Begin Record extracts

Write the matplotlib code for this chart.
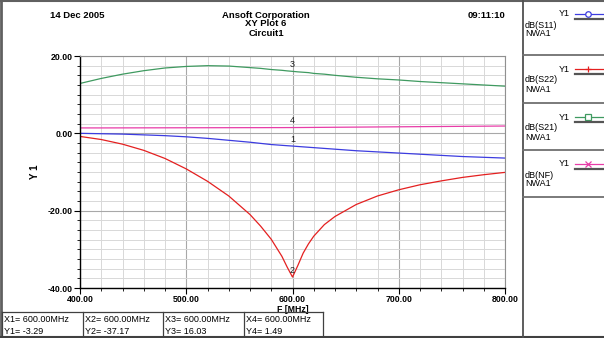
import matplotlib
matplotlib.use("Agg")
import matplotlib.pyplot as plt
from matplotlib.lines import Line2D
import numpy as np

plt.rcParams['font.family'] = ['Liberation Sans', 'DejaVu Sans']

W, H = 604, 338

# Frequency sweep [MHz]
freq = [400, 420, 440, 460, 480, 500, 520, 540, 560, 570, 580, 590, 595,
        600, 605, 610, 615, 620, 630, 640, 660, 680, 700, 720, 740, 760, 780, 800]

# dB(S11)
s11 = [0.0, -0.1, -0.2, -0.4, -0.6, -0.9, -1.3, -1.8, -2.3, -2.6, -2.9, -3.1, -3.2,
       -3.29, -3.4, -3.5, -3.6, -3.7, -3.9, -4.1, -4.5, -4.8, -5.1, -5.4, -5.7, -6.0, -6.2, -6.4]
# dB(S22)
s22 = [-0.8, -1.6, -2.8, -4.4, -6.5, -9.2, -12.4, -16.2, -21.0, -24.0, -27.4, -31.8, -34.6,
       -37.17, -34.2, -31.0, -28.6, -26.6, -23.6, -21.5, -18.4, -16.2, -14.6, -13.3, -12.3,
       -11.4, -10.7, -10.1]
# dB(S21)
s21 = [12.9, 14.2, 15.3, 16.2, 16.9, 17.3, 17.5, 17.4, 17.0, 16.8, 16.5, 16.3, 16.15,
       16.03, 15.9, 15.8, 15.7, 15.5, 15.3, 15.0, 14.5, 14.1, 13.8, 13.4, 13.1, 12.8, 12.5, 12.2]
# dB(NF)
nf = [1.40, 1.40, 1.41, 1.42, 1.43, 1.44, 1.45, 1.46, 1.47, 1.47, 1.48, 1.48, 1.49,
      1.49, 1.50, 1.51, 1.52, 1.53, 1.55, 1.57, 1.61, 1.65, 1.69, 1.73, 1.77, 1.81, 1.85, 1.89]

series_names = ["dB(S11)", "dB(S22)", "dB(S21)", "dB(NF)"]
series_colors = ["#3c3ce0", "#e42020", "#3f9a60", "#e83ca8"]
series_markers = ["o", "+", "s", "x"]

marker_freq = 600.0
marker_vals = [-3.29, -37.17, 16.03, 1.49]

xticks = [400, 500, 600, 700, 800]
yticks = [20, 0, -20, -40]

fig = plt.figure(figsize=(W / 100, H / 100), dpi=100)


def fx(px):
    return px / W


def fy(py):
    return 1 - py / H


# Plot axes
L, R, T, B = 80, 505, 56, 288
ax = fig.add_axes([fx(L), fy(B), fx(R) - fx(L), fy(T) - fy(B)])
ax.set_xlim(400, 800)
ax.set_ylim(-40, 20)

ax.set_xticks(xticks)
ax.set_xticks(np.arange(400, 801, 20), minor=True)
ax.set_yticks(yticks)
ax.set_yticks(np.arange(-40, 20.1, 2.5), minor=True)
ax.set_xticklabels(["%.2f" % v for v in xticks], fontsize=6.3, fontweight='bold')
ax.set_yticklabels(["%.2f" % v for v in yticks], fontsize=6.3, fontweight='bold')
ax.grid(which='minor', color='#d8d8d8', linewidth=0.7)
ax.grid(which='major', color='#a8a8a8', linewidth=0.8)
ax.set_axisbelow(True)
ax.tick_params(which='major', direction='out', length=4, width=0.8, pad=1)
ax.tick_params(which='minor', direction='out', length=2, width=0.6)
for s in ['top', 'right']:
    ax.spines[s].set_color('#909090')
    ax.spines[s].set_linewidth(0.8)
for s in ['left', 'bottom']:
    ax.spines[s].set_color('black')
    ax.spines[s].set_linewidth(1.0)

all_series = [s11, s22, s21, nf]
for vals, c in zip(all_series, series_colors):
    ax.plot(freq, vals, color=c, linewidth=0.9)

for i, v in enumerate(marker_vals):
    ax.annotate(str(i + 1), (marker_freq, v), xytext=(0, 1.5), textcoords='offset points',
                ha='center', va='bottom', fontsize=6.5, color='#202020')

ax.set_ylabel("Y 1", fontsize=7, fontweight='bold', labelpad=6)
ax.set_xlabel("F [MHz]", fontsize=6.3, fontweight='bold', labelpad=1)

# Header
fig.text(fx(50), fy(15), "14 Dec 2005", fontsize=6.8, fontweight='bold', ha='left', va='center')
fig.text(fx(266), fy(15), "Ansoft Corporation", fontsize=6.8, fontweight='bold', ha='center', va='center')
fig.text(fx(266), fy(24), "XY Plot 6", fontsize=6.8, fontweight='bold', ha='center', va='center')
fig.text(fx(266), fy(33), "Circuit1", fontsize=6.8, fontweight='bold', ha='center', va='center')
fig.text(fx(505), fy(15), "09:11:10", fontsize=6.8, fontweight='bold', ha='right', va='center')


# Frame lines
def hline(x0, x1, y, color='#707070', lw=1.2):
    fig.add_artist(Line2D([fx(x0), fx(x1)], [fy(y), fy(y)], color=color, linewidth=lw))


def vline(x, y0, y1, color='#707070', lw=1.2):
    fig.add_artist(Line2D([fx(x), fx(x)], [fy(y0), fy(y1)], color=color, linewidth=lw))


vline(1, 0, H, color='#606060', lw=2.0)
hline(0, W, 0.5, color='#606060', lw=1.5)
hline(0, W, 337, color='#404040', lw=1.5)
vline(523, 0, H, color='#505050', lw=1.3)

# Legend panel
cell_tops = [0, 55, 103, 150]
for k, (name, c, m) in enumerate(zip(series_names, series_colors, series_markers)):
    t = cell_tops[k]
    fig.text(fx(570), fy(t + 14), "Y1", fontsize=6.5, ha='right', va='center')
    fig.add_artist(Line2D([fx(575), fx(604)], [fy(t + 14), fy(t + 14)], color=c, linewidth=0.9))
    fig.add_artist(Line2D([fx(588)], [fy(t + 14)], color=c, marker=m, markersize=4,
                          markerfacecolor='white', markeredgewidth=0.9, linestyle='none'))
    fig.add_artist(Line2D([fx(575), fx(604)], [fy(t + 19), fy(t + 19)], color='#555555', linewidth=1.6))
    fig.text(fx(525), fy(t + 25), name, fontsize=6.5, ha='left', va='center')
    fig.text(fx(525), fy(t + 34), "NWA1", fontsize=6.5, ha='left', va='center')
for y in [55, 103, 150, 197]:
    hline(523, W, y, color='#707070', lw=1.3)

# Marker readout table
tb_top, tb_bot = 312, 337
edges = [2, 83, 163, 244, 323]
hline(2, 323, tb_top, color='#404040', lw=0.9)
for x in edges:
    vline(x, tb_top, tb_bot, color='#404040', lw=0.9)
for i, v in enumerate(marker_vals):
    x0 = edges[i] + 2
    fig.text(fx(x0), fy(320), "X%d= %.2fMHz" % (i + 1, marker_freq), fontsize=6.5, ha='left', va='center')
    fig.text(fx(x0), fy(331), "Y%d= %.2f" % (i + 1, v), fontsize=6.5, ha='left', va='center')

fig.savefig("out.png", dpi=100)
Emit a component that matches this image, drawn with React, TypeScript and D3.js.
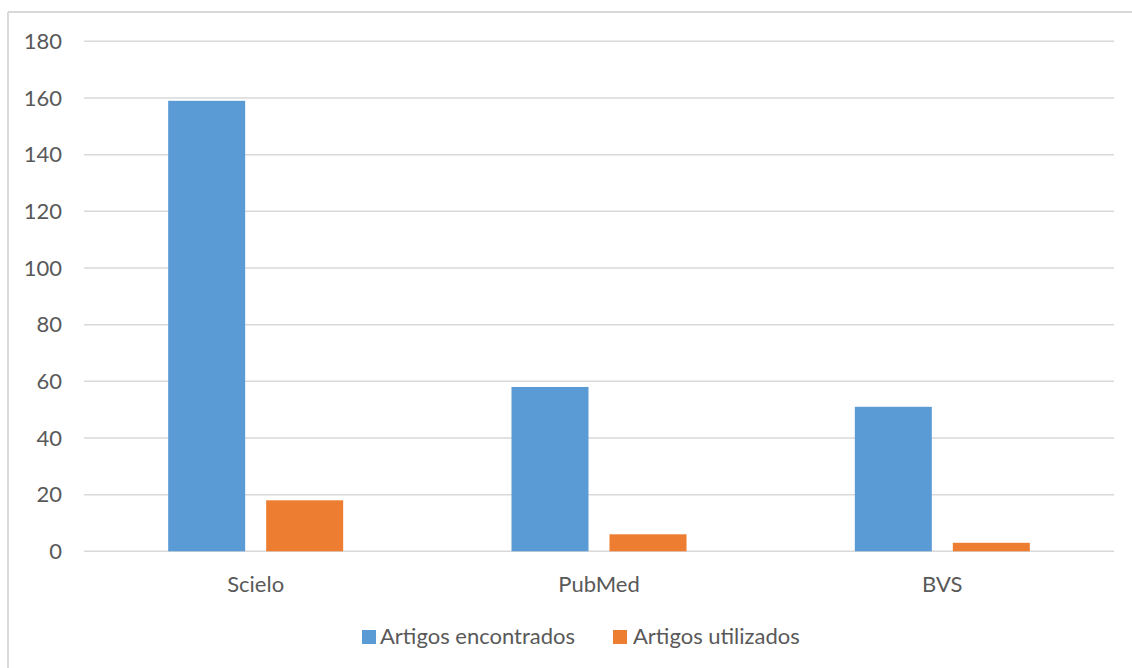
import React from "react";
import * as d3 from "d3";

const categories = ["Scielo", "PubMed", "BVS"];
const seriesNames = ["Artigos encontrados", "Artigos utilizados"];
const encontrados = [159, 58, 51];
const utilizados = [18, 6, 3];
const yTicks = [0, 20, 40, 60, 80, 100, 120, 140, 160, 180];
const colors = ["#5B9BD5", "#ED7D31"];

const W = 1132;
const H = 668;
const FONT = "Lato, 'Open Sans', sans-serif";
const FS = 22;

export default function App() {
  const plotL = 84, plotR = 1114, plotT = 41.3, plotB = 551.3;
  const y = d3.scaleLinear().domain([0, 180]).range([plotB, plotT]);
  const x0 = d3.scaleBand<string>().domain(categories).range([plotL, plotR]).padding(0);
  const groupW = 175;
  const x1 = d3.scaleBand<string>().domain(seriesNames).range([0, groupW]).paddingInner(21 / 98).paddingOuter(0);
  const values = [encontrados, utilizados];
  const offset = (x0.bandwidth() - groupW) / 2;

  return (
    <svg width={W} height={H} style={{ position: "absolute", left: 0, top: 0, background: "#fff" }}>
      <rect x={0} y={0} width={W} height={H} fill="#fff" />
      {/* frame */}
      <line x1={8} x2={W} y1={12} y2={12} stroke="#d9d9d9" strokeWidth={2} />
      <line x1={8} x2={8} y1={12} y2={H} stroke="#d9d9d9" strokeWidth={2} />
      {/* gridlines */}
      {yTicks.map((t) => (
        <line key={t} x1={plotL} x2={plotR} y1={y(t)} y2={y(t)} stroke="#d9d9d9" strokeWidth={1.5} />
      ))}
      {/* y labels */}
      {yTicks.map((t) => (
        <text key={"l" + t} x={62} y={y(t)} dy="0.35em" textAnchor="end" fontFamily={FONT} fontSize={FS} fill="#595959">
          {t}
        </text>
      ))}
      {/* bars */}
      {categories.map((c, ci) =>
        seriesNames.map((s, si) => {
          const v = values[si][ci];
          const bx = (x0(c) as number) + offset + (x1(s) as number);
          return (
            <rect key={c + s} x={bx} y={y(v)} width={x1.bandwidth()} height={y(0) - y(v)} fill={colors[si]} />
          );
        })
      )}
      {/* x labels */}
      {categories.map((c) => (
        <text key={"x" + c} x={(x0(c) as number) + x0.bandwidth() / 2} y={592} textAnchor="middle" fontFamily={FONT} fontSize={FS} fill="#595959">
          {c}
        </text>
      ))}
      {/* legend */}
      <rect x={362} y={630} width={14} height={14} fill={colors[0]} />
      <text x={380} y={644} fontFamily={FONT} fontSize={FS} fill="#595959">{seriesNames[0]}</text>
      <rect x={613} y={630} width={14} height={14} fill={colors[1]} />
      <text x={633} y={644} fontFamily={FONT} fontSize={FS} fill="#595959">{seriesNames[1]}</text>
    </svg>
  );
}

End Record extracts

* The exercise: Give back exactly the lines from the top of the records to the line containing "ax.set_ylim(-40, 20)", both included, and no pictures.

* Solution to this task:
Write the matplotlib code for this chart.
import matplotlib
matplotlib.use("Agg")
import matplotlib.pyplot as plt
from matplotlib.lines import Line2D
import numpy as np

plt.rcParams['font.family'] = ['Liberation Sans', 'DejaVu Sans']

W, H = 604, 338

# Frequency sweep [MHz]
freq = [400, 420, 440, 460, 480, 500, 520, 540, 560, 570, 580, 590, 595,
        600, 605, 610, 615, 620, 630, 640, 660, 680, 700, 720, 740, 760, 780, 800]

# dB(S11)
s11 = [0.0, -0.1, -0.2, -0.4, -0.6, -0.9, -1.3, -1.8, -2.3, -2.6, -2.9, -3.1, -3.2,
       -3.29, -3.4, -3.5, -3.6, -3.7, -3.9, -4.1, -4.5, -4.8, -5.1, -5.4, -5.7, -6.0, -6.2, -6.4]
# dB(S22)
s22 = [-0.8, -1.6, -2.8, -4.4, -6.5, -9.2, -12.4, -16.2, -21.0, -24.0, -27.4, -31.8, -34.6,
       -37.17, -34.2, -31.0, -28.6, -26.6, -23.6, -21.5, -18.4, -16.2, -14.6, -13.3, -12.3,
       -11.4, -10.7, -10.1]
# dB(S21)
s21 = [12.9, 14.2, 15.3, 16.2, 16.9, 17.3, 17.5, 17.4, 17.0, 16.8, 16.5, 16.3, 16.15,
       16.03, 15.9, 15.8, 15.7, 15.5, 15.3, 15.0, 14.5, 14.1, 13.8, 13.4, 13.1, 12.8, 12.5, 12.2]
# dB(NF)
nf = [1.40, 1.40, 1.41, 1.42, 1.43, 1.44, 1.45, 1.46, 1.47, 1.47, 1.48, 1.48, 1.49,
      1.49, 1.50, 1.51, 1.52, 1.53, 1.55, 1.57, 1.61, 1.65, 1.69, 1.73, 1.77, 1.81, 1.85, 1.89]

series_names = ["dB(S11)", "dB(S22)", "dB(S21)", "dB(NF)"]
series_colors = ["#3c3ce0", "#e42020", "#3f9a60", "#e83ca8"]
series_markers = ["o", "+", "s", "x"]

marker_freq = 600.0
marker_vals = [-3.29, -37.17, 16.03, 1.49]

xticks = [400, 500, 600, 700, 800]
yticks = [20, 0, -20, -40]

fig = plt.figure(figsize=(W / 100, H / 100), dpi=100)


def fx(px):
    return px / W


def fy(py):
    return 1 - py / H


# Plot axes
L, R, T, B = 80, 505, 56, 288
ax = fig.add_axes([fx(L), fy(B), fx(R) - fx(L), fy(T) - fy(B)])
ax.set_xlim(400, 800)
ax.set_ylim(-40, 20)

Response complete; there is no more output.